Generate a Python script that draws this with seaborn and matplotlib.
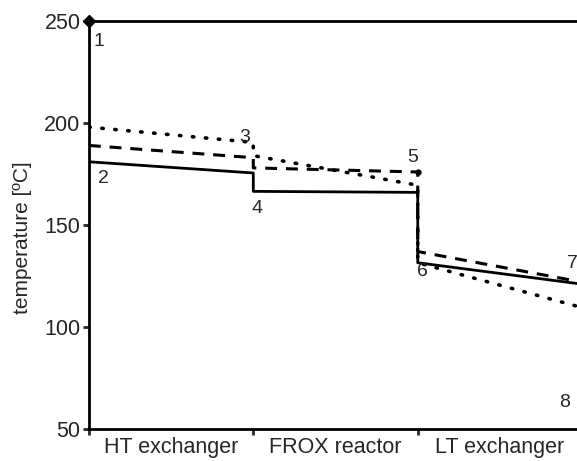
import numpy as np
import pandas as pd
from matplotlib import pyplot as plt
import seaborn as sns

# temperature profile along the process chain
x_pos = [0, 0, 1, 1, 2, 2, 3]
solid_y = [250, 181, 175.5, 166.5, 166, 131.5, 121]
dashed_y = [189, 189, 183, 178, 176, 137, 122]
dotted_y = [198, 198, 190.5, 184, 169.5, 131.5, 109.5]

sections = ["HT exchanger", "FROX reactor", "LT exchanger"]
point_labels = ["1", "2", "3", "4", "5", "6", "7", "8"]
label_x = [0.06, 0.09, 0.95, 1.02, 1.97, 2.03, 2.94, 2.89]
label_y = [240, 173, 193, 158, 183, 127, 131, 63]

sns.set_style("ticks")
plt.rcParams['font.family'] = ['Liberation Sans', 'DejaVu Sans']

fig = plt.figure(figsize=(5.77, 4.61), dpi=100)
ax = fig.add_axes([0.154, 0.0694, 0.855, 0.885])

df = pd.DataFrame({"x": x_pos, "solid": solid_y, "dashed": dashed_y, "dotted": dotted_y})

sns.lineplot(data=df, x="x", y="solid", estimator=None, sort=False,
             color="black", lw=2, ax=ax)
sns.lineplot(data=df.iloc[1:], x="x", y="dashed", estimator=None, sort=False,
             color="black", lw=2.2, ax=ax, linestyle=(0, (3.9, 2.9)))
sns.lineplot(data=df.iloc[1:], x="x", y="dotted", estimator=None, sort=False,
             color="black", lw=2.6, ax=ax, linestyle=(0, (0.4, 3.2)),
             dash_capstyle="round")

# start point marker
ax.plot(x_pos[0], solid_y[0], marker="D", color="black", ms=6, clip_on=False)
ax.plot(2, dashed_y[4], marker="o", color="black", ms=3.5, clip_on=False)

for t, lx, ly in zip(point_labels, label_x, label_y):
    ax.text(lx, ly, t, fontsize=14, ha="center", va="center")

ax.set_xlim(0, 3)
ax.set_ylim(50, 250)
ax.set_xticks([0, 1, 2, 3])
ax.set_xticklabels([])
ax.set_xticks([0.5, 1.5, 2.5], minor=True)
ax.set_xticklabels(sections, minor=True, fontsize=15.5)
ax.tick_params(axis="x", which="minor", length=0, pad=6)
ax.tick_params(axis="x", which="major", length=4, width=2, direction="out")
ax.set_yticks([50, 100, 150, 200, 250])
ax.tick_params(axis="y", length=4, width=2, labelsize=15.5, pad=2)

for s in ax.spines.values():
    s.set_linewidth(2)
    s.set_color("black")

ax.set_xlabel("")
ax.set_ylabel("temperature [ºC]", fontsize=15)
ax.yaxis.set_label_coords(-0.115, 0.468)

plt.savefig("out.png", dpi=100)
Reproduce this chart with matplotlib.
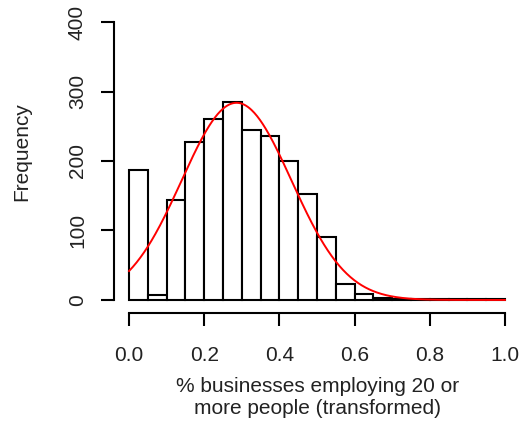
import numpy as np
import matplotlib
matplotlib.use("Agg")
import matplotlib.pyplot as plt

plt.rcParams['font.family'] = ['Liberation Sans', 'DejaVu Sans']

bin_edges = [round(0.05 * i, 2) for i in range(21)]
counts = [187, 7, 144, 228, 260, 285, 245, 236, 200, 153,
          91, 23, 8, 3, 1, 1, 2, 1, 1, 1]
fit_mean = 0.286
fit_sd = 0.146
x_ticks = [0.0, 0.2, 0.4, 0.6, 0.8, 1.0]
x_ticklabels = ["0.0", "0.2", "0.4", "0.6", "0.8", "1.0"]
y_ticks = [0, 100, 200, 300, 400]
y_ticklabels = ["0", "100", "200", "300", "400"]

W, H = 523, 425
txt_color = '#222222'
fig = plt.figure(figsize=(W / 100, H / 100), dpi=100)
left_px, right_px = 114, 520
bottom_px, top_px = 311.1, 10.9
ax = fig.add_axes([left_px / W, 1 - bottom_px / H,
                   (right_px - left_px) / W, (bottom_px - top_px) / H])

bw = bin_edges[1] - bin_edges[0]
ax.bar(bin_edges[:-1], counts, width=bw, align='edge', facecolor='white',
       edgecolor='black', linewidth=1.5, zorder=2)

n = sum(counts)
xs = np.linspace(0, 1, 400)
ys = n * bw / (fit_sd * np.sqrt(2 * np.pi)) * np.exp(-0.5 * ((xs - fit_mean) / fit_sd) ** 2)
ax.plot(xs, ys, color='#ff0000', linewidth=1.4, zorder=3)

ax.set_xlim(-0.04, 1.04)
ax.set_ylim(-16, 416)
for s in ['top', 'right']:
    ax.spines[s].set_visible(False)
ax.spines['left'].set_bounds(0, 400)
ax.spines['bottom'].set_bounds(0, 1)
ax.spines['bottom'].set_position(('outward', 1.6))
for s in ['left', 'bottom']:
    ax.spines[s].set_linewidth(1.5)

ax.set_xticks(x_ticks)
ax.set_xticklabels(x_ticklabels)
ax.set_yticks(y_ticks)
ax.set_yticklabels(y_ticklabels, rotation=90, va='center')
ax.tick_params(axis='both', length=9.5, width=1.5, labelsize=15, color='black',
               labelcolor=txt_color)
ax.tick_params(axis='x', pad=14)
ax.tick_params(axis='y', pad=10)

fig.text(22 / W, 1 - 152 / H, 'Frequency', rotation=90, ha='center', va='center',
         fontsize=15, color=txt_color)
fig.text(318 / W, 1 - 397.5 / H, '% businesses employing 20 or\nmore people (transformed)',
         ha='center', va='center', fontsize=15, linespacing=1.2, color=txt_color)

fig.savefig('out.png', dpi=100)
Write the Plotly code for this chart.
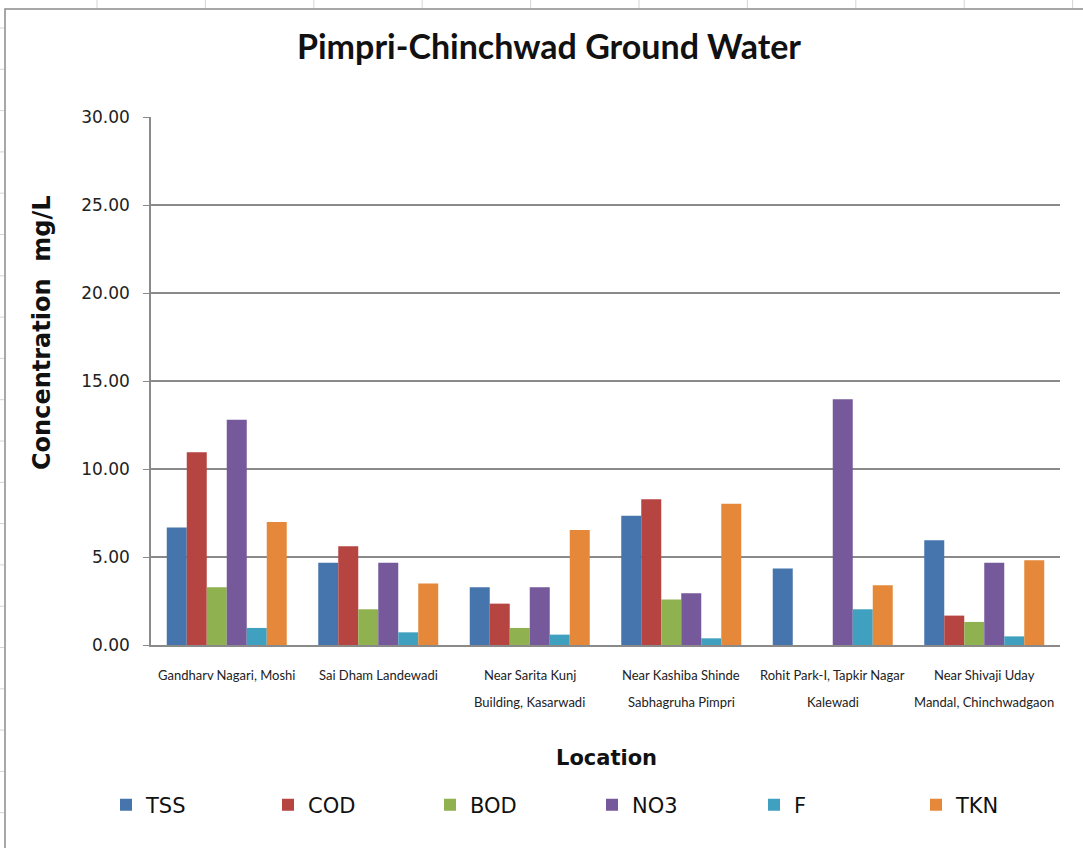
import plotly.graph_objects as go

# Sampling locations (two-line names are split with <br>)
locations = [
    "Gandharv Nagari, Moshi",
    "Sai Dham Landewadi",
    "Near Sarita Kunj<br>Building, Kasarwadi",
    "Near Kashiba Shinde<br>Sabhagruha Pimpri",
    "Rohit Park-I, Tapkir Nagar<br>Kalewadi",
    "Near Shivaji Uday<br>Mandal, Chinchwadgaon",
]

# Concentrations in mg/L (None = not reported)
tss = [6.67, 4.68, 3.28, 7.35, 4.34, 5.95]
cod = [10.95, 5.61, 2.35, 8.28, None, 1.67]
bod = [3.28, 2.03, 0.97, 2.59, None, 1.31]
no3 = [12.80, 4.68, 3.28, 2.94, 13.96, 4.68]
f_ = [0.97, 0.72, 0.59, 0.38, 2.03, 0.49]
tkn = [6.99, 3.50, 6.53, 8.03, 3.39, 4.81]

series_names = ["TSS", "COD", "BOD", "NO3", "F", "TKN"]
series_values = [tss, cod, bod, no3, f_, tkn]
series_colors = ["#4674AD", "#B64542", "#8FB150", "#76599B", "#3FA1BF", "#E58839"]

y_ticks = [0, 5, 10, 15, 20, 25, 30]

W, H = 1083, 848
L, R, T, B = 151, 23, 117, 203
PW, PH = W - L - R, H - T - B


def px_x(px):
    return (px - L) / PW


def px_y(py):
    return (H - B - py) / PH


fig = go.Figure()
for name, vals, col in zip(series_names, series_values, series_colors):
    fig.add_trace(go.Bar(name=name, x=locations, y=vals,
                         marker=dict(color=col, line=dict(width=0))))

annotations = []
# Category labels, one annotation per text line
for loc in locations:
    lines = loc.split("<br>")
    for i, line in enumerate(lines):
        annotations.append(dict(
            x=loc, xref="x", y=px_y(675 + 27 * i), yref="paper",
            text=line, showarrow=False, xanchor="center", yanchor="middle",
            font=dict(family="Lato", size=13, color="#222222")))

# Axis titles
annotations.append(dict(
    x=px_x(42), y=px_y(333), xref="paper", yref="paper",
    text="<b>Concentration  mg/L</b>", textangle=-90, showarrow=False,
    xanchor="center", yanchor="middle",
    font=dict(family="DejaVu Sans", size=24, color="#111111")))
annotations.append(dict(
    x=px_x(606), y=px_y(758), xref="paper", yref="paper",
    text="<b>Location</b>", showarrow=False, xanchor="center", yanchor="middle",
    font=dict(family="DejaVu Sans", size=21, color="#111111")))

# Chart frame and faint worksheet cell lines around it
shapes = [dict(type="rect", xref="paper", yref="paper",
               x0=px_x(5), x1=px_x(1110), y0=px_y(870), y1=px_y(9),
               line=dict(color="#8a8a8a", width=1.5), fillcolor="rgba(0,0,0,0)",
               layer="below")]
for k in range(10):
    xp = 97 + 108.4 * k
    shapes.append(dict(type="line", xref="paper", yref="paper",
                       x0=px_x(xp), x1=px_x(xp), y0=px_y(0), y1=px_y(8),
                       line=dict(color="#d4d4d4", width=1)))
for k in range(20):
    yp = 28 + 41.3 * k
    shapes.append(dict(type="line", xref="paper", yref="paper",
                       x0=px_x(0), x1=px_x(4), y0=px_y(yp), y1=px_y(yp),
                       line=dict(color="#d4d4d4", width=1)))

fig.update_layout(
    width=W, height=H,
    margin=dict(l=L, r=R, t=T, b=B),
    paper_bgcolor="white", plot_bgcolor="white",
    barmode="group", bargap=0.208, bargroupgap=0,
    title=dict(text="<b>Pimpri-Chinchwad Ground Water</b>",
               x=px_x(549), xref="paper", xanchor="center",
               y=1 - 47 / H, yref="container", yanchor="middle",
               font=dict(family="Lato", size=34, color="#111111")),
    xaxis=dict(showticklabels=False, showline=True, linecolor="#8a8a8a",
               linewidth=1.5, ticks="", showgrid=False, zeroline=False),
    yaxis=dict(range=[0, 30], tickvals=y_ticks, tickformat=".2f",
               showgrid=True, gridcolor="#8a8a8a", gridwidth=1.5,
               showline=True, linecolor="#8a8a8a", linewidth=1.5,
               ticks="outside", ticklen=6, tickcolor="#8a8a8a",
               ticklabelstandoff=10, zeroline=False,
               tickfont=dict(family="DejaVu Sans", size=17, color="#222222")),
    legend=dict(orientation="h", x=px_x(106), xanchor="left",
                y=px_y(805), yanchor="middle",
                entrywidth=117, entrywidthmode="pixels",
                font=dict(family="DejaVu Sans", size=21, color="#111111"),
                bgcolor="rgba(0,0,0,0)"),
    annotations=annotations,
    shapes=shapes,
)

fig.write_html("out.html")
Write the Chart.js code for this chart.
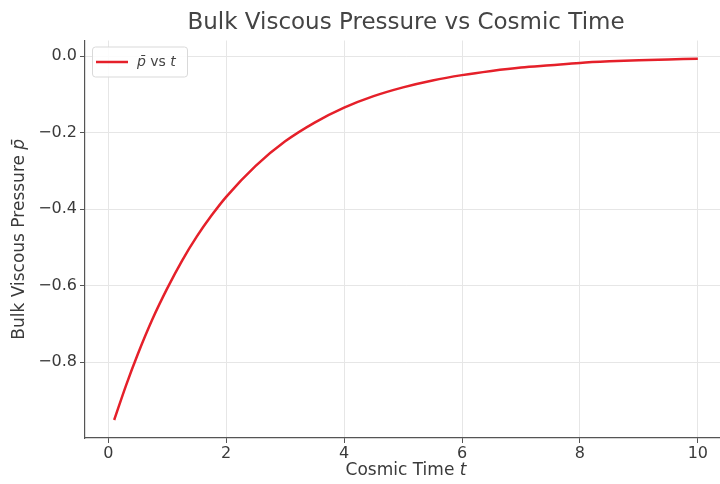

• _GIVEN TASK_:
Everything above from the line with "Write the Plotly code for this chart." through the line with "marker=dict(color=col, line=dict(width=0))))" should be retyped exactly, and nothing else; omit pictures.

• _RESPONSE TO THE EXERCISE_:
Write the Plotly code for this chart.
import plotly.graph_objects as go

# Sampling locations (two-line names are split with <br>)
locations = [
    "Gandharv Nagari, Moshi",
    "Sai Dham Landewadi",
    "Near Sarita Kunj<br>Building, Kasarwadi",
    "Near Kashiba Shinde<br>Sabhagruha Pimpri",
    "Rohit Park-I, Tapkir Nagar<br>Kalewadi",
    "Near Shivaji Uday<br>Mandal, Chinchwadgaon",
]

# Concentrations in mg/L (None = not reported)
tss = [6.67, 4.68, 3.28, 7.35, 4.34, 5.95]
cod = [10.95, 5.61, 2.35, 8.28, None, 1.67]
bod = [3.28, 2.03, 0.97, 2.59, None, 1.31]
no3 = [12.80, 4.68, 3.28, 2.94, 13.96, 4.68]
f_ = [0.97, 0.72, 0.59, 0.38, 2.03, 0.49]
tkn = [6.99, 3.50, 6.53, 8.03, 3.39, 4.81]

series_names = ["TSS", "COD", "BOD", "NO3", "F", "TKN"]
series_values = [tss, cod, bod, no3, f_, tkn]
series_colors = ["#4674AD", "#B64542", "#8FB150", "#76599B", "#3FA1BF", "#E58839"]

y_ticks = [0, 5, 10, 15, 20, 25, 30]

W, H = 1083, 848
L, R, T, B = 151, 23, 117, 203
PW, PH = W - L - R, H - T - B


def px_x(px):
    return (px - L) / PW


def px_y(py):
    return (H - B - py) / PH


fig = go.Figure()
for name, vals, col in zip(series_names, series_values, series_colors):
    fig.add_trace(go.Bar(name=name, x=locations, y=vals,
                         marker=dict(color=col, line=dict(width=0))))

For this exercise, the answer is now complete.